Il primo risulta vincitore con due soli punti percentuali in più, ma per vincere avrebbe avuto bisogno di uno stacco del 10%; nel discorso post-elezioni ha affermato di voler essere presidente nel nome di un continuo scontro alle privatizzazioni. Una politica che non piacerebbe in linea teorica agli Stati Uniti, con cui l’Argentina ha sempre però mantenuto relazioni durature e stabili, anche a costo della salvaguardia dei cittadini (si pensi alla dittatura di Videla): segno ormai che i diritti degli umili e dei lavoratori non sono più mantenuti in vita da partiti di base operaia, ma da movimenti di stampo comunque capitalistico.
Polonia
La Polonia in questi anni è stata l’unico Paese che non ha conosciuto nemmeno un trimestre di recessione economica. Complice questo e la posizione geografica, che da sempre ha mantenuto la Polonia in una posizione di periferia rispetto al resto d’Europa e del mercato occidentale, è naturale che le elezioni abbiano decretato per la prima volta l’assenza di un partito di sinistra in Parlamento.
Quello che attira maggiormente l’attenzione dei media è però il fatto che il partito vincitore, Diritto e giustizia, sia antieuropeista. Scenario normale, in un contesto di crisi economica e di conseguente paura popolare; ma infausto, dal momento che la Polonia -contraria ai migranti e secondo alcuni osservatori internazionali anche alla democrazia-, vede di buon occhio l’installazione di alcune basi Nato nel Paese, si pone in netto contrasto all’ingresso nell’euro e soprattutto paventa misure simili a quelle dell’estrema destra ungherese: costruzione di muri anti-immigrazione, potenziamento dell’esercito e -positivo per il popolo, meno per l’occhio austero dell’economia occidentale- la tassazione delle banche e dei grandi patrimoni.
Turchia
La Turchia termina di attraversare in questi mesi un disastro sociale. Con il tentativo di entrare nell’Unione Europea ma con l’ISIS alle porte del Paese, con il governo Erdogan che vuole soffocare i filocurdi, ma soprattutto con le manifestazioni violentemente represse dalla polizia: l’uso dello spray al peperoncino contro persone che richiedevano pacificamente lo stop alla costruzione di un centro commerciale in un parco a Istanbul nel 2013; gli idranti contro il Gay Pride nel giugno 2015; il crollo nella miniera di Soma nel 2014 che ha provocato 282 morti.
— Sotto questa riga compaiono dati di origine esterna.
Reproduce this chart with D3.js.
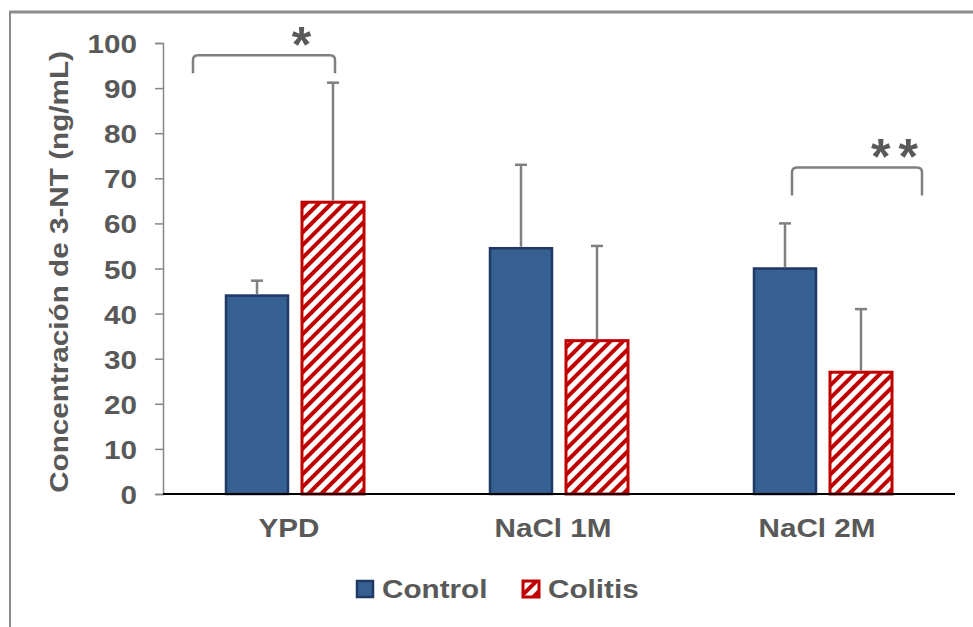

Nelle elezioni dello scorso mese il partito uscente era dato per sconfitto; invece il presidente Erdogan ha sbaragliato gli avversari. Non ha conquistato voti sufficienti per modificare la Costituzione da solo, ma abbastanza per governare senza alleati. La ragione pare la centralità del partito Akp nel panorama politico turco: la sinistra favorirebbe troppo la minoranza curda, l’estrema destra non sarebbe vista di buon occhio dall’alleato europeo. La lettura dei disordini di questi anni, di cui Erdogan sarebbe il principale responsabile, è stata da lui sensibilmente ribaltata in maniera da poter promettere, con la eventuale riconferma, il ritorno all’ordine. I turchi, votando in massa (l’89% degli aventi diritto), gli hanno dato fiducia.
Ciò che ha favorito di più l’Akp è stato il ritorno alle urne: solo cinque mesi fa il partito aveva perso la maggioranza, ma non si era trovata una soluzione per una grande coalizione. In questo modo la ”primavera turca” non sorgerà: Erdogan si sente ingabbiato nel suo ruolo di presidente e mira ad ottenere più poteri a livello esecutivo. In questo modo avrà tempo fino al 2019 per raggiungere i suoi obiettivi.